**Written problem**
Extract, in full, the lines below, beginning at the first and ending with the line that contains "plt.rcParams['mathtext.fontset'] = 'stix'". Pictures do not belong in the copy.

**Dataset extract**
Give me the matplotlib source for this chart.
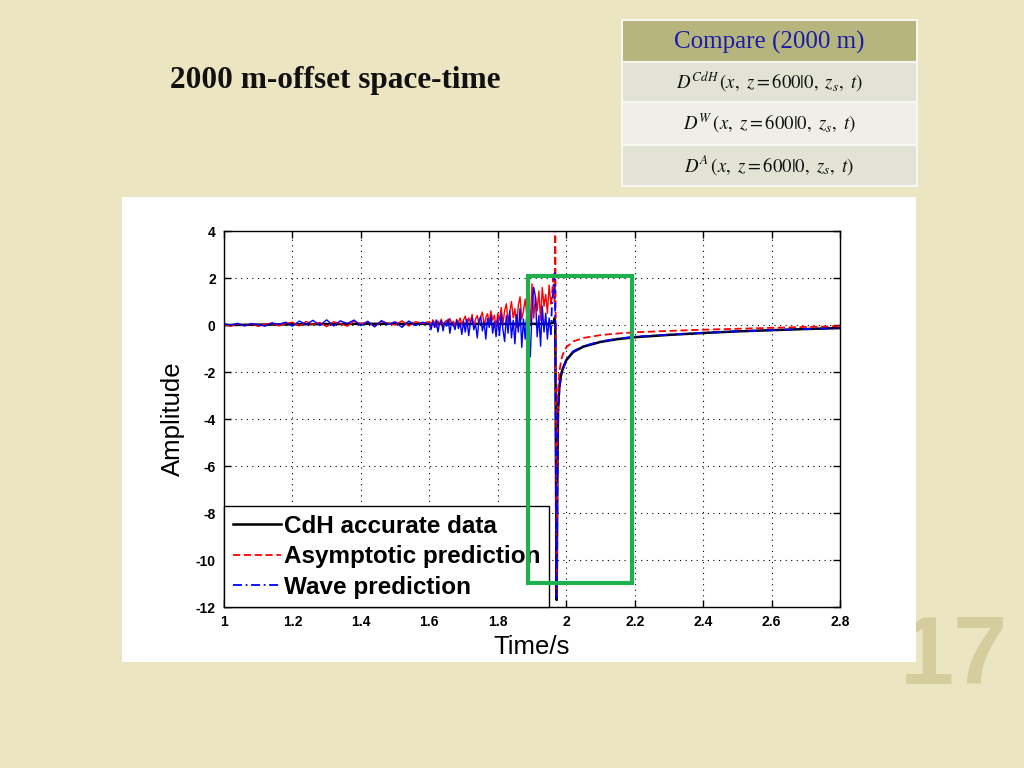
import numpy as np
import matplotlib
matplotlib.use('Agg')
import matplotlib.pyplot as plt
import matplotlib.patches as mpatches

plt.rcParams['axes.unicode_minus'] = False
plt.rcParams['mathtext.fontset'] = 'stix'

# ---- data ----
# noisy pre-arrival part (red / blue share the same sample times)
t_early = [1.00, 1.02, 1.04, 1.06, 1.08, 1.10, 1.12, 1.14, 1.16, 1.18,
           1.20, 1.22, 1.24, 1.26, 1.28, 1.30, 1.32, 1.34, 1.36, 1.38,
           1.40, 1.42, 1.44, 1.46, 1.48, 1.50, 1.52, 1.54, 1.56, 1.58]
t_late = [1.600, 1.605, 1.610, 1.615, 1.620, 1.625, 1.630, 1.635, 1.640, 1.645,
          1.650, 1.655, 1.660, 1.665, 1.670, 1.675, 1.680, 1.685, 1.690, 1.695,
          1.700, 1.705, 1.710, 1.715, 1.720, 1.725, 1.730, 1.735, 1.740, 1.745,
          1.750, 1.755, 1.760, 1.765, 1.770, 1.775, 1.780, 1.785, 1.790, 1.795,
          1.800, 1.805, 1.810, 1.815, 1.820, 1.825, 1.830, 1.835, 1.840, 1.845,
          1.850, 1.855, 1.860, 1.865, 1.870, 1.875, 1.880, 1.885, 1.890, 1.895,
          1.900, 1.905, 1.910, 1.915, 1.920, 1.925, 1.930, 1.935, 1.940, 1.945,
          1.950, 1.955]

red_early = [0.02, -0.05, 0.06, -0.03, 0.05, -0.06, 0.04, 0.08, -0.04, 0.07,
             0.12, -0.04, 0.15, 0.02, 0.11, -0.07, 0.14, 0.06, -0.05, 0.16,
             0.05, 0.13, -0.06, 0.15, 0.08, 0.00, 0.18, -0.04, 0.14, 0.07]
red_late = [0.15, -0.05, 0.22, 0.08, -0.10, 0.18, 0.02, 0.25, -0.06, 0.12,
            0.20, -0.02, 0.28, 0.05, 0.16, -0.08, 0.24, 0.10, 0.30, 0.00,
            0.22, 0.38, -0.05, 0.30, 0.12, 0.45, -0.10, 0.25, 0.40, 0.05,
            0.35, 0.55, -0.02, 0.30, 0.48, 0.10, 0.60, 0.20, 0.42, -0.08,
            0.50, 0.20, 0.75, 0.05, 0.62, 0.90, 0.15, 0.55, 1.00, 0.30,
            0.70, -0.10, 0.85, 1.20, 0.25, 0.60, 1.10, 0.40, 0.95, 0.10,
            1.75, 0.30, 1.20, 0.60, 1.45, 0.20, 1.60, 0.80, 1.30, 0.50,
            1.70, 0.90]

blue_early = [0.05, 0.00, 0.07, -0.04, 0.06, 0.02, -0.05, 0.09, 0.03, 0.12,
              -0.05, 0.17, 0.02, 0.20, -0.02, 0.22, -0.04, 0.18, 0.06, 0.21,
              -0.03, 0.16, -0.08, 0.19, 0.02, 0.14, -0.10, 0.17, -0.02, 0.12]
blue_late = [0.05, -0.20, 0.15, -0.10, 0.22, -0.30, 0.08, 0.18, -0.25, 0.10,
             -0.05, 0.25, -0.35, 0.12, 0.02, -0.20, 0.20, -0.15, 0.08, -0.40,
             0.15, -0.30, 0.25, -0.45, 0.10, 0.30, -0.20, 0.05, -0.55, 0.20,
             0.35, -0.25, 0.12, -0.60, 0.28, -0.10, 0.40, -0.35, 0.15, -0.50,
             0.30, -0.45, 0.50, -0.20, -0.70, 0.40, -0.35, 0.60, -0.55, 0.20,
             -0.80, 0.45, -0.30, 0.70, -0.95, 0.25, -0.60, 0.55, -0.40, -1.35,
             0.60, 1.60, 1.20, -0.50, 0.40, -0.90, 0.80, -0.30, 0.50, -0.60,
             0.30, -0.40]

# arrival and tail
red_t_tail = [1.955, 1.958, 1.962, 1.966, 1.968, 1.970, 1.972, 1.974, 1.976, 1.980,
              1.985, 1.990, 2.00, 2.02, 2.05, 2.10, 2.15, 2.20, 2.30, 2.40,
              2.50, 2.60, 2.70, 2.80]
red_tail = [0.90, 1.2, 2.0, 1.0, 4.8, -4.0, -11.5, -5.0, -2.8, -2.0,
            -1.5, -1.25, -0.95, -0.70, -0.55, -0.43, -0.36, -0.31, -0.25, -0.20,
            -0.16, -0.12, -0.08, -0.05]

blue_t_tail = [1.955, 1.958, 1.962, 1.966, 1.968, 1.970, 1.972, 1.974, 1.976, 1.980,
               1.985, 1.990, 2.00, 2.02, 2.05, 2.10, 2.15, 2.20, 2.30, 2.40,
               2.50, 2.60, 2.70, 2.80]
blue_tail = [-0.40, 0.8, 1.4, 2.2, 0.0, -6.0, -11.6, -7.0, -4.0, -2.7,
             -2.2, -1.9, -1.5, -1.12, -0.90, -0.70, -0.58, -0.50, -0.41, -0.33,
             -0.27, -0.22, -0.17, -0.13]

black_t = [1.00, 1.20, 1.40, 1.60, 1.80, 1.90, 1.95, 1.962, 1.966, 1.968,
           1.970, 1.972, 1.974, 1.976, 1.980, 1.985, 1.990, 2.00, 2.02, 2.05,
           2.10, 2.15, 2.20, 2.30, 2.40, 2.50, 2.60, 2.70, 2.80]
black_v = [0.0, 0.03, 0.05, 0.05, 0.05, 0.05, 0.05, 0.1, 0.3, 0.0,
           -6.0, -11.7, -6.5, -3.6, -2.6, -2.1, -1.85, -1.5, -1.15, -0.92,
           -0.72, -0.60, -0.52, -0.42, -0.34, -0.27, -0.22, -0.17, -0.13]

legend_labels = ['CdH accurate data', 'Asymptotic prediction', 'Wave prediction']
table_rows = [r'$D^{CdH}\,(x,\ z = 600|0,\ z_s,\ t)$',
              r'$D^{W}\,(x,\ z = 600|0,\ z_s,\ t)$',
              r'$D^{A}\,(x,\ z = 600|0,\ z_s,\ t)$']

BG = '#ece5c1'
RED_DASH = (0, (4, 2))
BLUE_DASHDOT = (0, (5, 2, 1, 2))

fig = plt.figure(figsize=(10.24, 7.68), dpi=100)
fig.patch.set_facecolor(BG)

# slide number, partly behind the white panel
fig.text(0.932, 0.142, '17', fontsize=70, fontweight='bold', color='#d6cd9f',
         ha='center', va='center', family='Liberation Sans', zorder=0)

# white panel holding the MATLAB figure
fig.patches.append(mpatches.Rectangle((0.1191, 0.138), 0.7754, 0.6055,
                                      transform=fig.transFigure, facecolor='white',
                                      edgecolor='none', zorder=1))

# slide title
fig.text(0.166, 0.895, '2000 m-offset space-time', fontsize=22.5, fontweight='bold',
         family='Liberation Serif', color='#111111', ha='left', va='center')

# comparison table
tx, tw = 0.6074, 0.2881
rows_y = [(0.919, 0.055, '#b6b57d'), (0.867, 0.052, '#e2e3d5'),
          (0.811, 0.056, '#efefe7'), (0.758, 0.053, '#e2e3d5')]
for y0, h, col in rows_y:
    fig.patches.append(mpatches.Rectangle((tx, y0), tw, h, transform=fig.transFigure,
                                          facecolor=col, edgecolor='#f7f7f2', lw=1.5,
                                          zorder=2))
fig.text(tx + tw / 2, 0.945, 'Compare (2000 m)', fontsize=18, family='Liberation Serif',
         color='#1c1caa', ha='center', va='center', zorder=3)
for (y0, h, _), s in zip(rows_y[1:], table_rows):
    fig.text(tx + tw / 2, y0 + h / 2, s, fontsize=13.5, color='#111111',
             ha='center', va='center', zorder=3)

# ---- the plot ----
ax = fig.add_axes([0.21875, 0.2096, 0.6016, 0.4896], zorder=4)
ax.set_facecolor('white')

ax.plot(black_t, black_v, color='black', lw=1.8, label=legend_labels[0])
# dense noisy sections look solid in the original
ax.plot(t_early + t_late, red_early + red_late, color='red', lw=1.0)
ax.plot(red_t_tail, red_tail, color='red', lw=1.3, ls=RED_DASH, label=legend_labels[1])
ax.plot(t_early + t_late, blue_early + blue_late, color='blue', lw=1.0)
ax.plot(blue_t_tail, blue_tail, color='blue', lw=1.3, ls=BLUE_DASHDOT,
        label=legend_labels[2])

ax.set_xlim(1, 2.8)
ax.set_ylim(-12, 4)
ax.set_xticks([1, 1.2, 1.4, 1.6, 1.8, 2, 2.2, 2.4, 2.6, 2.8])
ax.set_xticklabels(['1', '1.2', '1.4', '1.6', '1.8', '2', '2.2', '2.4', '2.6', '2.8'])
ax.set_yticks([4, 2, 0, -2, -4, -6, -8, -10, -12])
ax.tick_params(direction='in', length=5, width=1, labelsize=10, top=True, right=True, pad=6)
for lbl in ax.get_xticklabels() + ax.get_yticklabels():
    lbl.set_fontweight('bold')
    lbl.set_family('Liberation Sans')
ax.grid(True, color='black', ls=(0, (1, 4)), lw=0.8)
for sp in ax.spines.values():
    sp.set_linewidth(1)
ax.set_xlabel('Time/s', fontsize=18.5, family='Liberation Sans', labelpad=4)
ax.set_ylabel('Amplitude', fontsize=18.5, family='Liberation Sans', labelpad=8)

leg = ax.legend(loc='lower left', bbox_to_anchor=(0, 0), borderaxespad=0,
                fancybox=False, framealpha=1, edgecolor='black',
                prop={'family': 'Liberation Sans', 'weight': 'bold', 'size': 17.5},
                handlelength=2.0, handletextpad=0.1, labelspacing=0.3,
                borderpad=0.35)
leg.get_frame().set_linewidth(1)

# green highlight box drawn over the slide
ax.add_patch(mpatches.Rectangle((1.889, -10.98), 0.303, 13.07, fill=False,
                                edgecolor='#1db04f', lw=3, clip_on=False, zorder=10))

fig.savefig('out.png', dpi=100, facecolor=fig.get_facecolor())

**Finished task**
Give me the matplotlib source for this chart.
import numpy as np
import matplotlib
matplotlib.use('Agg')
import matplotlib.pyplot as plt
import matplotlib.patches as mpatches

plt.rcParams['axes.unicode_minus'] = False
plt.rcParams['mathtext.fontset'] = 'stix'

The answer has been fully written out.